We will now review some of the recent material regarding infinite series of real (and complex) numbers.

- On the
**Infinite Series of Real and Complex Numbers**we formally defined an infinite series. If $(a_n)_{n=1}^{\infty}$ is a sequence of numbers, then the corresponding**Infinite Series**is denoted $\displaystyle{\sum_{n=1}^{\infty} a_n}$ and is the sum of all terms in the sequence.

- The sequence $(a_n)_{n=1}^{\infty}$ is called the
**Sequence of Terms**. Furthermore, we defined the**Sequence of Partial Sums**for this series, $(s_n)_{n=1}^{\infty}$, whose general term is given by:

\begin{align} \quad s_n = \sum_{k=1}^{n} a_k = a_1 + a_2 + ... + a_n \end{align}

- On the
**Convergence and Divergence of Infinite Series**page we said that a series $\displaystyle{\sum_{n=1}^{\infty} a_n}$**Converges**to a sum $s$ if the corresponding sequence of partial sums $(s_n)_{n=1}^{\infty}$ converges to $s$, i.e., $\displaystyle{\lim_{n \to \infty} s_n = s}$. A sequence that does not converge to any $s$ is said to**Diverge**.

- We then looked at some basic properties of infinite series on the
**Basic Properties of Convergent Infinite Series**. We saw that if $\displaystyle{\sum_{n=1}^{\infty} a_n}$ and $\displaystyle{\sum_{n=1}^{\infty} b_n}$ converge to $A$ and $B$ respectively, then:

\begin{align} \quad \sum_{n=1}^{\infty} [a_n + b_n] = A + B \end{align}

- Furthermore, if $c \in \mathbb{R}$, $c \neq 0$, then $\displaystyle{\sum_{n=1}^{\infty} a_n}$ converges to $A$ if and only if $\displaystyle{\sum_{n=1}^{\infty} ca_n}$ converges to $cA$.

- On the
**Rearrangements of Terms in Series of Real Numbers**page we began to look at rearrangements of terms in series of real numbers. We said that if $(a_n)_{n=1}^{\infty}$ is a sequence of real numbers and if $f : \mathbb{N} \to \mathbb{N}$ is a bijection then a**Rearrangement**of the terms in the series $\displaystyle{\sum_{n=1}^{\infty} a_n}$ is a series $\displaystyle{\sum_{n=1}^{\infty} b_n}$ where for all $n \in \mathbb{N}$ we define:

\begin{align} \quad b_n = a_{f(n)} \end{align}

- On the
**Convergence of Rearranged Series of Real Numbers**we quickly defined a series $\displaystyle{\sum_{n=1}^{\infty} a_n}$ to be**Absolutely Convergent**if $\displaystyle{\sum_{n=1}^{\infty} \mid a_n \mid}$ converges, and if $\displaystyle{\sum_{n=1}^{\infty} a_n}$ converges and $\displaystyle{\sum_{n=1}^{\infty} \mid a_n \mid}$ does not converge, then the original series is said to be**Conditionally Convergent**.
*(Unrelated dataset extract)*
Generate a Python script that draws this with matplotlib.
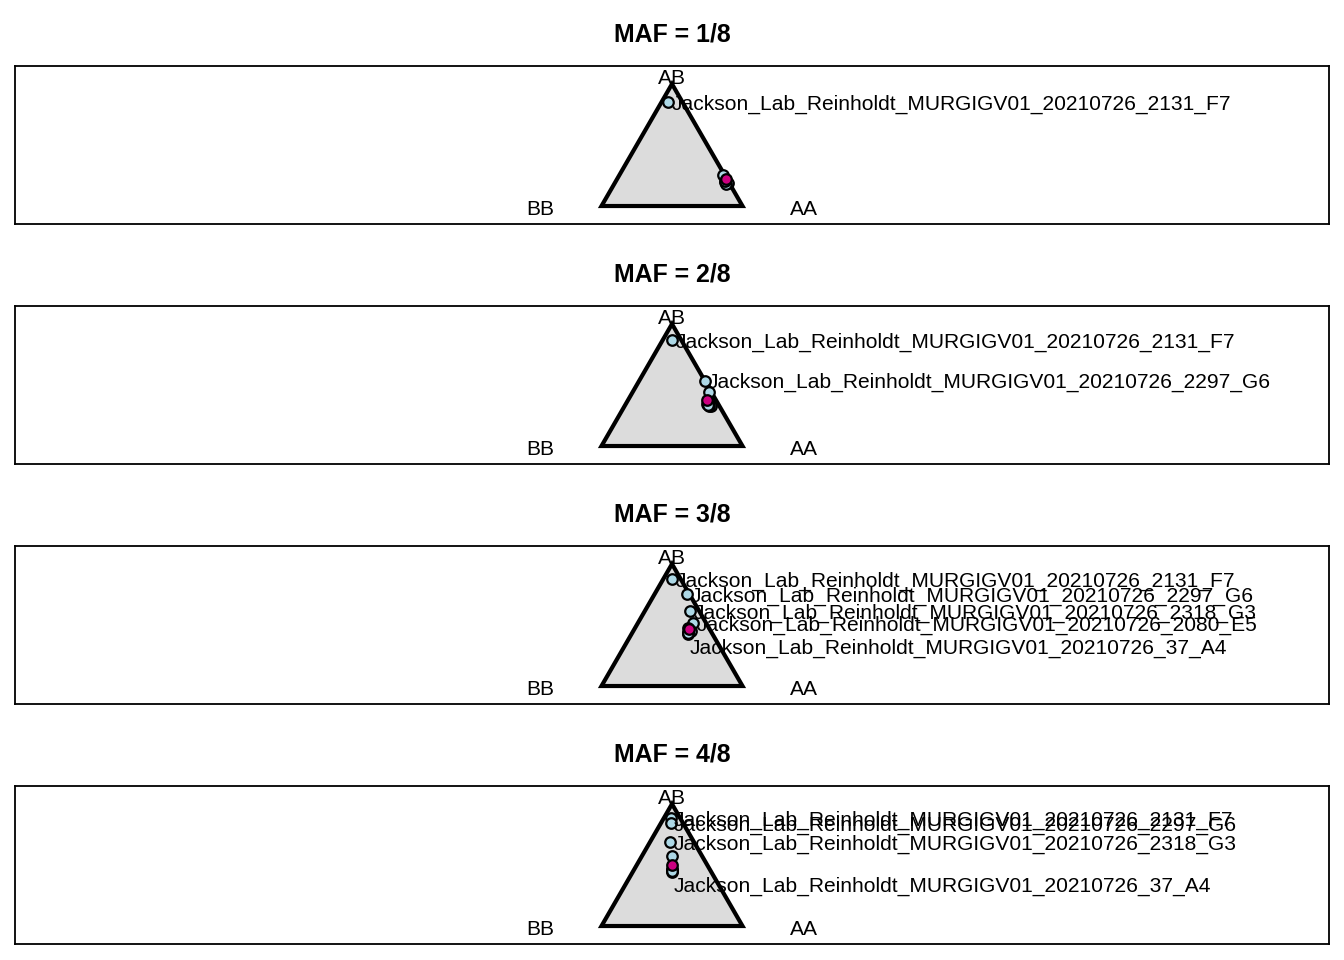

- We then proved that if $\displaystyle{\sum_{n=1}^{\infty} a_n}$ is an absolutely convergent series to a sum $A$ then any rearrangement $\displaystyle{\sum_{n=1}^{\infty} b_n}$ is also absolutely convergent to $A$.

- We also saw that if $\displaystyle{\sum_{n=1}^{\infty} a_n}$ is a conditionally convergent series then for any $X$ and $Y$ such that $- \infty \leq Y \leq X \leq \infty$ there exists a rearrangement $\displaystyle{\sum_{n=1}^{\infty} b_n}$ such that if $(B_n)_{n=1}^{\infty}$ denotes the sequence of partial sums to this rearrangement, then $\displaystyle{\liminf_{n \to \infty} B_n = Y}$ and $\displaystyle{\limsup_{n \to \infty} B_n = X}$.

- On the
**Inserting and Removing Parentheses in Series of Real Numbers**page we said that if $\displaystyle{\sum_{n=1}^{\infty} a_n}$ is a series of real numbers and $p : \mathbb{N} \to \mathbb{N}$ is a strictly increasing function then if $\displaystyle{b_n = \sum_{k=p(n)+1}^{p(n+1)} a_k}$ (where $p(0) := 1$) then the series $\displaystyle{\sum_{n=1}^{\infty} b_n}$ is said to result from**Adding Parentheses**to $\displaystyle{\sum_{n=1}^{\infty} a_n}$:

\begin{align} \quad \sum_{n=1}^{\infty} a_n = \underbrace{(a_1 + a_2 + … + a_{p(1)})}_{b_1} + \underbrace{(a_{p(1) + 1} + a_{p(1) + 2} + … + a_{p(2)})}_{b_2} + … + \underbrace{(a_{p(n - 1) + 1} + a_{p(n - 1)+2} + … + a_{p(n)})}_{b_n} + ... \end{align}

- Furthermore, $\displaystyle{\sum_{n=1}^{\infty} a_n}$ is said to result from
**Removing Parentheses**from $\displaystyle{\sum_{n=1}^{\infty} b_n}$.

- We then saw that if $\displaystyle{\sum_{n=1}^{\infty} a_n}$ converges to $s$ and if $\displaystyle{\sum_{n=1}^{\infty} b_n}$ is a series obtained by adding parentheses to $\displaystyle{\sum_{n=1}^{\infty} a_n}$ then $\displaystyle{\sum_{n=1}^{\infty} b_n}$ converges to $s$.

- The converse to this result is not true in general.